** What you are asked to do **
Copy out the data below as written; omit any images.

════════════════

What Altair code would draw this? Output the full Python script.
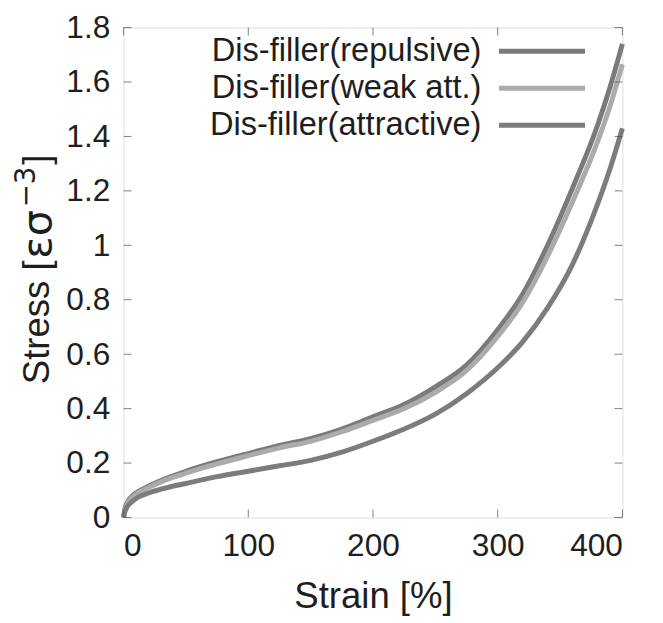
import altair as alt
import pandas as pd

# ---- data ----
strain = [0, 1, 3, 6, 10, 20, 35, 50, 75, 100, 125, 150, 175, 200, 225, 250,
          275, 300, 320, 340, 360, 380, 390, 400]
repulsive = [0.0, 0.03, 0.055, 0.075, 0.09, 0.115, 0.145, 0.17, 0.205, 0.235,
             0.265, 0.29, 0.325, 0.37, 0.415, 0.48, 0.56, 0.69, 0.82, 1.0,
             1.21, 1.44, 1.58, 1.74]
weak_att = [0.0, 0.025, 0.05, 0.07, 0.085, 0.11, 0.14, 0.163, 0.197, 0.227,
            0.256, 0.28, 0.315, 0.357, 0.40, 0.46, 0.54, 0.665, 0.79, 0.96,
            1.16, 1.38, 1.51, 1.665]
attractive = [0.0, 0.02, 0.04, 0.055, 0.07, 0.09, 0.11, 0.125, 0.15, 0.17,
              0.19, 0.21, 0.24, 0.28, 0.325, 0.38, 0.455, 0.55, 0.645, 0.77,
              0.93, 1.15, 1.28, 1.43]

series_names = ["Dis-filler(repulsive)", "Dis-filler(weak att.)",
                "Dis-filler(attractive)"]
series_colors = ["#7a7a7a", "#ababab", "#7c7c7c"]
x_ticks = [0, 100, 200, 300, 400]
y_ticks = [0, 0.2, 0.4, 0.6, 0.8, 1.0, 1.2, 1.4, 1.6, 1.8]

TOP = 24
W, H = 505, 520 - TOP
FONT = "Liberation Sans"
FRAME = "#4a4a4a"
TXT = "#1e1e1e"

rows = []
for name, vals in zip(series_names, [repulsive, weak_att, attractive]):
    for s, v in zip(strain, vals):
        rows.append({"strain": s, "stress": v, "series": name})
df = pd.DataFrame(rows)

xscale = alt.Scale(domain=[0, 400], nice=False, zero=False)
yscale = alt.Scale(domain=[0, 1.8], nice=False, zero=False)
cscale = alt.Scale(domain=series_names, range=series_colors)

x_axis = alt.Axis(values=x_ticks, grid=False, domain=False, ticks=False,
                  labelFont=FONT, labelFontSize=32, labelColor=TXT,
                  labelPadding=13, title="Strain [%]", titleFont=FONT,
                  titleFontSize=37, titleFontWeight="normal", titleColor=TXT,
                  titleX=W / 2, titleY=80, titleBaseline="middle")
y_axis = alt.Axis(values=y_ticks, grid=False, domain=False, ticks=False,
                  labelFont=FONT, labelFontSize=32, labelColor=TXT,
                  labelPadding=14, labelExpr="format(datum.value, '~g')",
                  title=None)


def X(field):
    return alt.X(field, scale=xscale, axis=x_axis)


def Y(field):
    return alt.Y(field, scale=yscale, axis=y_axis)


layers = []
for name in series_names:
    layers.append(
        alt.Chart(df).transform_filter(alt.datum.series == name)
        .mark_line(strokeWidth=5, strokeCap="butt", strokeJoin="round",
                   interpolate="monotone")
        .encode(x=X("strain:Q"), y=Y("stress:Q"),
                color=alt.Color("series:N", scale=cscale, legend=None))
    )

# inward ticks (gnuplot style) on all four sides
ydf = pd.DataFrame({"v": y_ticks})
xdf = pd.DataFrame({"v": x_ticks})
tick_left = alt.Chart(ydf).mark_tick(orient="horizontal", size=8, thickness=1,
                                     color=FRAME).encode(
    y=Y("v:Q"), x=alt.value(4))
tick_right = alt.Chart(ydf).mark_tick(orient="horizontal", size=8, thickness=1,
                                      color=FRAME).encode(
    y=Y("v:Q"), x=alt.value(W - 4))
tick_bottom = alt.Chart(xdf).mark_tick(orient="vertical", size=8, thickness=1,
                                       color=FRAME).encode(
    x=X("v:Q"), y=alt.value(H - 4))
tick_top = alt.Chart(xdf).mark_tick(orient="vertical", size=8, thickness=1,
                                    color=FRAME).encode(
    x=X("v:Q"), y=alt.value(4))

# gnuplot-like key: label text then line sample
key_y = [1.713, 1.577, 1.441]
leg = pd.DataFrame({"series": series_names, "ly": key_y,
                    "tx": [287] * 3, "x1": [301] * 3, "x2": [370] * 3})
key_text = alt.Chart(leg).mark_text(align="right", baseline="middle",
                                    font=FONT, fontSize=33, color=TXT).encode(
    x=X("tx:Q"), y=Y("ly:Q"), text="series:N")
key_line = alt.Chart(leg).mark_rule(strokeWidth=5).encode(
    x=X("x1:Q"), x2="x2:Q", y=Y("ly:Q"),
    color=alt.Color("series:N", scale=cscale, legend=None))

# y-axis title "Stress [εσ^-3]" with a real superscript, rotated
TX = -86


def ytitle(text, y_abs, size=37, dx=0, font=FONT):
    return alt.Chart(ydf.head(1)).mark_text(
        angle=270, align="left", baseline="middle", font=font,
        fontSize=size, color=TXT).encode(
        x=alt.value(TX + dx), y=alt.value(y_abs - TOP), text=alt.value(text))


yt1 = ytitle("Stress [", 385)
yt2 = ytitle("εσ", 258, size=42, font="DejaVu Sans")
yt3 = ytitle("−3", 206, size=28, dx=-12, font="DejaVu Sans")
yt4 = ytitle("]", 163)

chart = alt.layer(
    *layers, tick_left, tick_right, tick_bottom, tick_top, key_text, key_line,
    yt1, yt2, yt3, yt4
).properties(
    width=W, height=H,
    autosize=alt.AutoSizeParams(type="none"),
    padding={"left": 117, "top": TOP - 8, "right": 33, "bottom": 102},
).configure_view(stroke=FRAME, strokeWidth=1.2).configure(background="white")

chart.save("out.html", embed_options={"renderer": "svg", "actions": False})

════════════════

** Solution to this problem **
What Altair code would draw this? Output the full Python script.
import altair as alt
import pandas as pd

# ---- data ----
strain = [0, 1, 3, 6, 10, 20, 35, 50, 75, 100, 125, 150, 175, 200, 225, 250,
          275, 300, 320, 340, 360, 380, 390, 400]
repulsive = [0.0, 0.03, 0.055, 0.075, 0.09, 0.115, 0.145, 0.17, 0.205, 0.235,
             0.265, 0.29, 0.325, 0.37, 0.415, 0.48, 0.56, 0.69, 0.82, 1.0,
             1.21, 1.44, 1.58, 1.74]
weak_att = [0.0, 0.025, 0.05, 0.07, 0.085, 0.11, 0.14, 0.163, 0.197, 0.227,
            0.256, 0.28, 0.315, 0.357, 0.40, 0.46, 0.54, 0.665, 0.79, 0.96,
            1.16, 1.38, 1.51, 1.665]
attractive = [0.0, 0.02, 0.04, 0.055, 0.07, 0.09, 0.11, 0.125, 0.15, 0.17,
              0.19, 0.21, 0.24, 0.28, 0.325, 0.38, 0.455, 0.55, 0.645, 0.77,
              0.93, 1.15, 1.28, 1.43]

series_names = ["Dis-filler(repulsive)", "Dis-filler(weak att.)",
                "Dis-filler(attractive)"]
series_colors = ["#7a7a7a", "#ababab", "#7c7c7c"]
x_ticks = [0, 100, 200, 300, 400]
y_ticks = [0, 0.2, 0.4, 0.6, 0.8, 1.0, 1.2, 1.4, 1.6, 1.8]

TOP = 24
W, H = 505, 520 - TOP
FONT = "Liberation Sans"
FRAME = "#4a4a4a"
TXT = "#1e1e1e"

rows = []
for name, vals in zip(series_names, [repulsive, weak_att, attractive]):
    for s, v in zip(strain, vals):
        rows.append({"strain": s, "stress": v, "series": name})
df = pd.DataFrame(rows)

xscale = alt.Scale(domain=[0, 400], nice=False, zero=False)
yscale = alt.Scale(domain=[0, 1.8], nice=False, zero=False)
cscale = alt.Scale(domain=series_names, range=series_colors)

x_axis = alt.Axis(values=x_ticks, grid=False, domain=False, ticks=False,
                  labelFont=FONT, labelFontSize=32, labelColor=TXT,
                  labelPadding=13, title="Strain [%]", titleFont=FONT,
                  titleFontSize=37, titleFontWeight="normal", titleColor=TXT,
                  titleX=W / 2, titleY=80, titleBaseline="middle")
y_axis = alt.Axis(values=y_ticks, grid=False, domain=False, ticks=False,
                  labelFont=FONT, labelFontSize=32, labelColor=TXT,
                  labelPadding=14, labelExpr="format(datum.value, '~g')",
                  title=None)


def X(field):
    return alt.X(field, scale=xscale, axis=x_axis)


def Y(field):
    return alt.Y(field, scale=yscale, axis=y_axis)


layers = []
for name in series_names:
    layers.append(
        alt.Chart(df).transform_filter(alt.datum.series == name)
        .mark_line(strokeWidth=5, strokeCap="butt", strokeJoin="round",
                   interpolate="monotone")
        .encode(x=X("strain:Q"), y=Y("stress:Q"),
                color=alt.Color("series:N", scale=cscale, legend=None))
    )

# inward ticks (gnuplot style) on all four sides
ydf = pd.DataFrame({"v": y_ticks})
xdf = pd.DataFrame({"v": x_ticks})
tick_left = alt.Chart(ydf).mark_tick(orient="horizontal", size=8, thickness=1,
                                     color=FRAME).encode(
    y=Y("v:Q"), x=alt.value(4))
tick_right = alt.Chart(ydf).mark_tick(orient="horizontal", size=8, thickness=1,
                                      color=FRAME).encode(
    y=Y("v:Q"), x=alt.value(W - 4))
tick_bottom = alt.Chart(xdf).mark_tick(orient="vertical", size=8, thickness=1,
                                       color=FRAME).encode(
    x=X("v:Q"), y=alt.value(H - 4))
tick_top = alt.Chart(xdf).mark_tick(orient="vertical", size=8, thickness=1,
                                    color=FRAME).encode(
    x=X("v:Q"), y=alt.value(4))

# gnuplot-like key: label text then line sample
key_y = [1.713, 1.577, 1.441]
leg = pd.DataFrame({"series": series_names, "ly": key_y,
                    "tx": [287] * 3, "x1": [301] * 3, "x2": [370] * 3})
key_text = alt.Chart(leg).mark_text(align="right", baseline="middle",
                                    font=FONT, fontSize=33, color=TXT).encode(
    x=X("tx:Q"), y=Y("ly:Q"), text="series:N")
key_line = alt.Chart(leg).mark_rule(strokeWidth=5).encode(
    x=X("x1:Q"), x2="x2:Q", y=Y("ly:Q"),
    color=alt.Color("series:N", scale=cscale, legend=None))

# y-axis title "Stress [εσ^-3]" with a real superscript, rotated
TX = -86


def ytitle(text, y_abs, size=37, dx=0, font=FONT):
    return alt.Chart(ydf.head(1)).mark_text(
        angle=270, align="left", baseline="middle", font=font,
        fontSize=size, color=TXT).encode(
        x=alt.value(TX + dx), y=alt.value(y_abs - TOP), text=alt.value(text))


yt1 = ytitle("Stress [", 385)
yt2 = ytitle("εσ", 258, size=42, font="DejaVu Sans")
yt3 = ytitle("−3", 206, size=28, dx=-12, font="DejaVu Sans")
yt4 = ytitle("]", 163)

chart = alt.layer(
    *layers, tick_left, tick_right, tick_bottom, tick_top, key_text, key_line,
    yt1, yt2, yt3, yt4
).properties(
    width=W, height=H,
    autosize=alt.AutoSizeParams(type="none"),
    padding={"left": 117, "top": TOP - 8, "right": 33, "bottom": 102},
).configure_view(stroke=FRAME, strokeWidth=1.2).configure(background="white")

chart.save("out.html", embed_options={"renderer": "svg", "actions": False})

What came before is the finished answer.